A Good Working Relationship with the San Chief

“You have to go into the field and study the actual processes in order to reconstruct the past,” Hartmann points out. “And without personal ties with the village chief and the management of the UNESCO World Heritage site, that doesn’t work at all. Sometimes you even have to spend half a day chatting, but the responses are always great.”

Riedel, who is two meters (over 6’ 6”) tall, enthuses over the San chief, who is two heads shorter. “He’s a very heartfelt guy. He hugs us as a greeting,” Riedel says. The San chief earns his living as a guide for tourists in the Tsodilo Hills. His brothers and sons helped out with the excavation work in exchange for reasonable pay. Using pickaxes and shovels, the team opened up large areas of ground extending over several meters, digging into the rock-hard lake sediments. The scholars used hammers, chisels, and angle grinders to take samples in five-centimeter intervals. Each sample is a repository of the lake’s history, and 120 kilograms of sediment samples were sent to Berlin for analysis.

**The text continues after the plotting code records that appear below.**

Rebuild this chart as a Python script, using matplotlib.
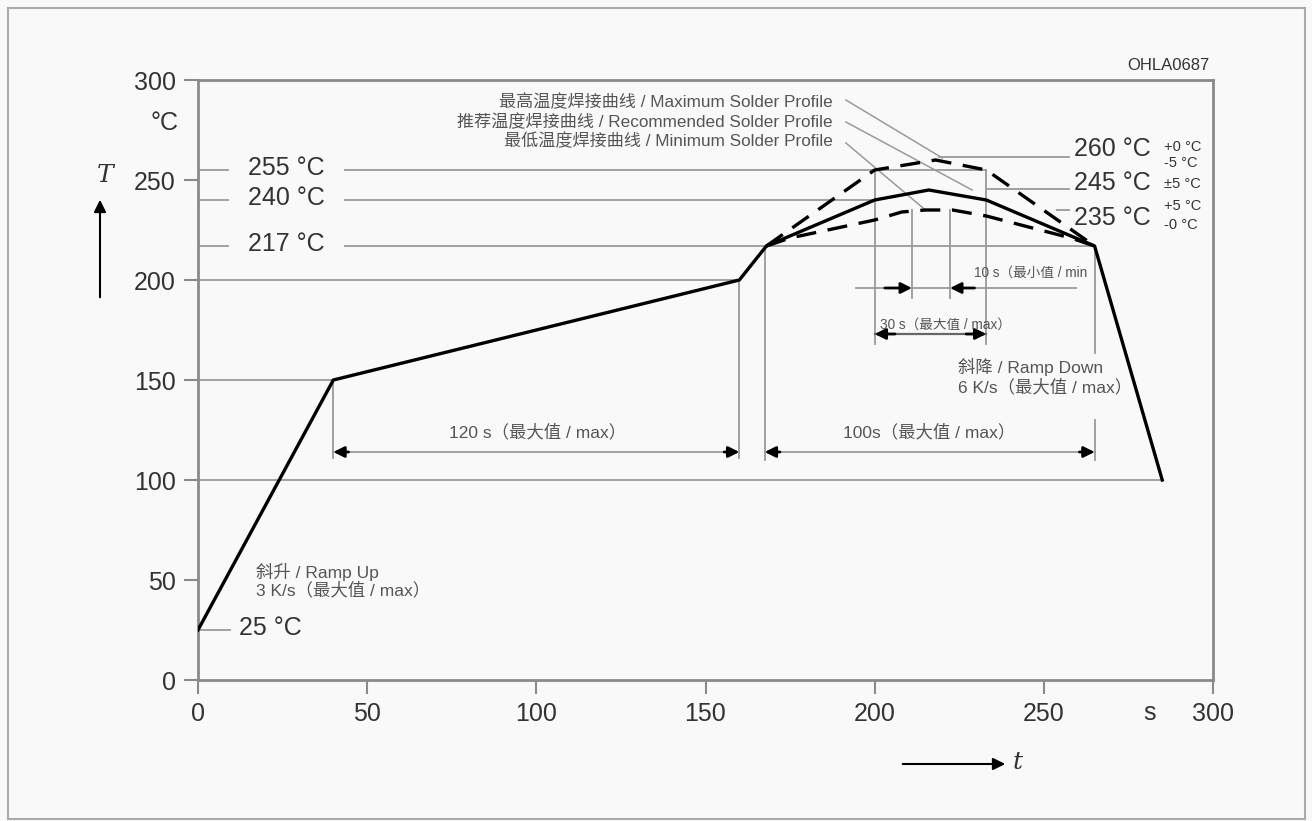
import matplotlib
matplotlib.use('Agg')
import matplotlib.pyplot as plt
from matplotlib.patches import Rectangle, FancyArrowPatch

plt.rcParams['font.family'] = ['Liberation Sans', 'Noto Sans CJK SC', 'DejaVu Sans']

# 焊接曲线数据
t_rec = [0, 40, 160, 168, 200, 216, 233, 265, 285]
T_rec = [25, 150, 200, 217, 240, 245, 240, 217, 100]
t_max = [168, 200, 218, 233, 265]
T_max = [217, 255, 260, 255, 217]
t_min = [168, 175, 200, 208, 215, 223, 233, 258, 265]
T_min = [217, 221, 230, 234, 235, 235, 232, 221, 217]

xticks = [0, 50, 100, 150, 200, 250, 300]
yticks = [0, 50, 100, 150, 200, 250, 300]

gray = '#9a9a9a'
dark = '#333333'
txt = '#555555'

W, H = 1312, 821
fig = plt.figure(figsize=(13.12, 8.21), dpi=100, facecolor='#f9f9f9')
ax = fig.add_axes([198 / W, 1 - 680 / H, (1213 - 198) / W, 600 / H])
ax.set_facecolor('#f9f9f9')
ax.set_xlim(0, 300)
ax.set_ylim(0, 300)
for s in ax.spines.values():
    s.set_color('#8a8a8a')
    s.set_linewidth(2)
ax.set_xticks(xticks)
ax.set_yticks(yticks)
ax.tick_params(direction='out', length=10, width=1.5, color='#8a8a8a',
               labelsize=18, labelcolor=dark, pad=6)

# 辅助线
def hl(y, x0, x1, c=gray, lw=1.3):
    ax.plot([x0, x1], [y, y], color=c, lw=lw, zorder=1)

def vl(x, y0, y1, c=gray, lw=1.3):
    ax.plot([x, x], [y0, y1], color=c, lw=lw, zorder=1)

hl(255, 0, 9); hl(255, 43.5, 233)
hl(240, 0, 9); hl(240, 43.5, 200)
hl(217, 0, 9); hl(217, 43.5, 265)
hl(200, 0, 160)
hl(150, 0, 40)
hl(100, 0, 285)
hl(25, 0, 9.5)
hl(261.5, 219, 257.5)
hl(245.5, 233, 257.5)
hl(235, 254, 257.5)

vl(40, 150, 111)
vl(160, 200, 111)
vl(167.5, 217, 110)
vl(265, 217, 163.5); vl(265, 130, 110)
vl(200, 255, 168)
vl(233, 255, 168)
vl(211, 235, 191)
vl(222.3, 235, 191)

# 曲线
ax.plot(t_max, T_max, color='black', lw=2.4, ls=(0, (6, 3.5)), zorder=3)
ax.plot(t_min, T_min, color='black', lw=2.4, ls=(0, (6, 3.5)), zorder=3)
ax.plot(t_rec, T_rec, color='black', lw=2.4, zorder=4)

# 尺寸标注箭头
def arrow(x_tip, x_tail, y):
    ax.annotate('', xy=(x_tip, y), xytext=(x_tail, y),
                arrowprops=dict(arrowstyle='-|>', color='black', lw=2,
                                mutation_scale=16, shrinkA=0, shrinkB=0), zorder=5)

hl(114, 40, 160)
arrow(40, 44.5, 114); arrow(160, 155.5, 114)
hl(114, 167.5, 265)
arrow(167.5, 172, 114); arrow(265, 260.5, 114)
hl(196, 194.5, 259.5)
arrow(211, 203, 196); arrow(222.3, 229.5, 196)
hl(173, 200, 233, c='#666666', lw=1.6)
arrow(200, 206, 173); arrow(233, 227, 173)

ax.text(100.5, 124, '120 s（最大值 / max）', fontsize=12.5, color=txt, ha='center', va='center')
ax.text(216, 124, '100s（最大值 / max）', fontsize=12.5, color=txt, ha='center', va='center')
ax.text(229.5, 203.5, '10 s（最小值 / min', fontsize=9.8, color=txt, ha='left', va='center')
ax.text(201.5, 177.5, '30 s（最大值 / max）', fontsize=9.8, color=txt, ha='left', va='center')
ax.text(224.5, 156.5, '斜降 / Ramp Down', fontsize=12.5, color=txt, ha='left', va='center')
ax.text(224.5, 146.5, '6 K/s（最大值 / max）', fontsize=12.5, color=txt, ha='left', va='center')
ax.text(17, 54, '斜升 / Ramp Up', fontsize=12.5, color=txt, ha='left', va='center')
ax.text(17, 45, '3 K/s（最大值 / max）', fontsize=12.5, color=txt, ha='left', va='center')

# 顶部说明与引线
ax.text(187.5, 289, '最高温度焊接曲线 / Maximum Solder Profile', fontsize=12.3, color=txt, ha='right', va='center')
ax.text(187.5, 279, '推荐温度焊接曲线 / Recommended Solder Profile', fontsize=12.3, color=txt, ha='right', va='center')
ax.text(187.5, 269.5, '最低温度焊接曲线 / Minimum Solder Profile', fontsize=12.3, color=txt, ha='right', va='center')
ax.plot([191.5, 220], [290, 261], color=gray, lw=1.1, zorder=2)
ax.plot([191.5, 228.8], [279, 245], color=gray, lw=1.1, zorder=2)
ax.plot([191.5, 215], [268.5, 235], color=gray, lw=1.1, zorder=2)

# 温度标签
for y, s in [(256, '255 °C'), (241, '240 °C'), (218, '217 °C')]:
    ax.text(26, y, s, fontsize=18, color=dark, ha='center', va='center')
ax.text(12, 26, '25 °C', fontsize=18, color=dark, ha='left', va='center')
ax.text(259, 265.5, '260 °C', fontsize=18, color=dark, ha='left', va='center')
ax.text(259, 248.5, '245 °C', fontsize=18, color=dark, ha='left', va='center')
ax.text(259, 231, '235 °C', fontsize=18, color=dark, ha='left', va='center')
ax.text(285.5, 266.5, '+0 °C', fontsize=10.5, color=dark, ha='left', va='center')
ax.text(285.5, 258.5, '-5 °C', fontsize=10.5, color=dark, ha='left', va='center')
ax.text(285.5, 248, '±5 °C', fontsize=10.5, color=dark, ha='left', va='center')
ax.text(285.5, 237, '+5 °C', fontsize=10.5, color=dark, ha='left', va='center')
ax.text(285.5, 227.5, '-0 °C', fontsize=10.5, color=dark, ha='left', va='center')

# 轴单位与符号
fig.text(165 / W, 1 - 123 / H, '°C', fontsize=18, color=dark, ha='center', va='center')
fig.text(1150 / W, 1 - 713 / H, 's', fontsize=18, color=dark, ha='center', va='center')
fig.text(1210 / W, 1 - 65 / H, 'OHLA0687', fontsize=12, color=dark, ha='right', va='center')
fig.text(105 / W, 1 - 176 / H, 'T', fontsize=18, style='italic', color=dark, ha='center', va='center',
         family='DejaVu Serif')
fig.text(1018 / W, 1 - 762 / H, 't', fontsize=18, style='italic', color=dark, ha='center', va='center',
         family='DejaVu Serif')
fig.add_artist(FancyArrowPatch((100 / W, 1 - 300 / H), (100 / W, 1 - 197 / H),
               transform=fig.transFigure, arrowstyle='-|>', mutation_scale=18, color='black', lw=1.5))
fig.add_artist(FancyArrowPatch((900 / W, 1 - 764 / H), (1008 / W, 1 - 764 / H),
               transform=fig.transFigure, arrowstyle='-|>', mutation_scale=18, color='black', lw=1.5))

fig.add_artist(Rectangle((8 / W, 0.002), (1305 - 8) / W, (821 - 10) / H, transform=fig.transFigure,
                         fill=False, ec='#aaaaaa', lw=1.5))

fig.savefig('out.png', dpi=100, facecolor=fig.get_facecolor())
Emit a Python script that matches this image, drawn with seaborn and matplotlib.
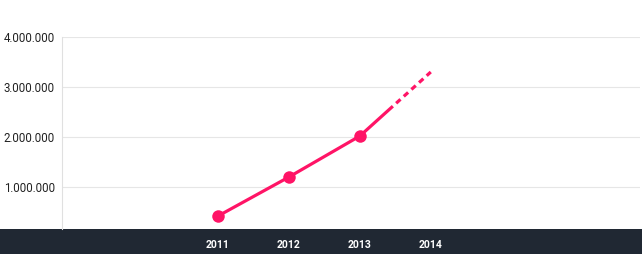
import matplotlib
matplotlib.use("Agg")
import matplotlib.pyplot as plt
import seaborn as sns
import pandas as pd
from matplotlib.ticker import FuncFormatter
from matplotlib.patches import Rectangle

years_actual = [2011, 2012, 2013]
values_actual = [420000, 1200000, 2020000]
years_proj = [2013, 2014]
values_proj = [2020000, 3300000]
tick_years = [2011, 2012, 2013, 2014]
y_ticks = [1000000, 2000000, 3000000, 4000000]

sns.set_theme(style="white")
plt.rcParams['font.family'] = ['Roboto', 'DejaVu Sans']
plt.rcParams['lines.scale_dashes'] = False

W, H = 642, 254
fig = plt.figure(figsize=(W/100, H/100), dpi=100)
ax = fig.add_axes([62/W, 1-229/H, (640-62)/W, (229-37)/H])
ax.set_zorder(2)

pink = "#ff1466"
dark = "#202833"

# dark footer band
fig.patches.append(Rectangle((0, 0), 1, (254-229)/H, transform=fig.transFigure,
                             facecolor=dark, edgecolor='none', zorder=0))

df_a = pd.DataFrame({"year": years_actual, "value": values_actual})
df_p = pd.DataFrame({"year": years_proj, "value": values_proj})

sns.lineplot(data=df_p, x="year", y="value", ax=ax, color=pink, linewidth=2.3,
             dashes=False, zorder=3)
ax.lines[-1].set_linestyle((0, (32, 3.2, 4.2, 3.2, 4.2, 3.2, 4.2, 3.2, 4.2, 3.2, 4.2, 3.2, 4.2, 3.2)))
sns.lineplot(data=df_a, x="year", y="value", ax=ax, color=pink, linewidth=2.3,
             marker="o", markersize=9, markeredgewidth=0, zorder=4)
for l in ax.lines:
    l.set_clip_on(False)

ax.set_xlim(2008.8, 2016.95)
ax.set_ylim(160000, 4000000)
ax.set_xticks(tick_years)
ax.set_xticklabels([str(y) for y in tick_years], color="white", fontsize=7.5,
                   fontweight="bold")
ax.set_yticks(y_ticks)
ax.yaxis.set_major_formatter(FuncFormatter(lambda v, p: f"{int(v):,}".replace(",", ".")))
ax.tick_params(axis='y', labelsize=8.3, labelcolor="#222222", length=0, pad=5)
ax.tick_params(axis='x', length=0, pad=8)
ax.grid(axis='y', color="#e6e6e6", linewidth=0.8)
ax.set_axisbelow(True)
for s in ["top", "right", "bottom"]:
    ax.spines[s].set_visible(False)
ax.spines["left"].set_color("#e0e0e0")
ax.spines["left"].set_linewidth(0.8)
ax.set_xlabel("")
ax.set_ylabel("")
ax.patch.set_alpha(0)

fig.savefig("out.png", dpi=100)
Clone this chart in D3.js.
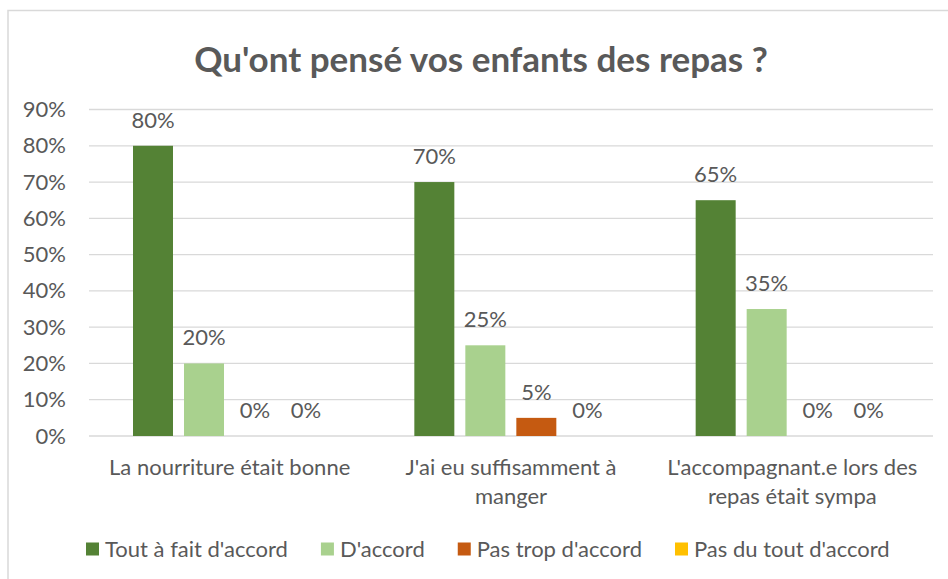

Discovering Botswanan Heritage Together

The project is running according to plan, and Riedel and Hartmann assume that they will be able to submit an application for continued funding to the DFG in the spring of 2016. Alongside the scientific and scholarly challenge, they are also driven by the fact that the people of Botswana appreciate learning more about their cultural heritage. A find containing fossils from the prehistoric lake is now on display at the UNESCO World Heritage Museum in the Tsodilo Hills.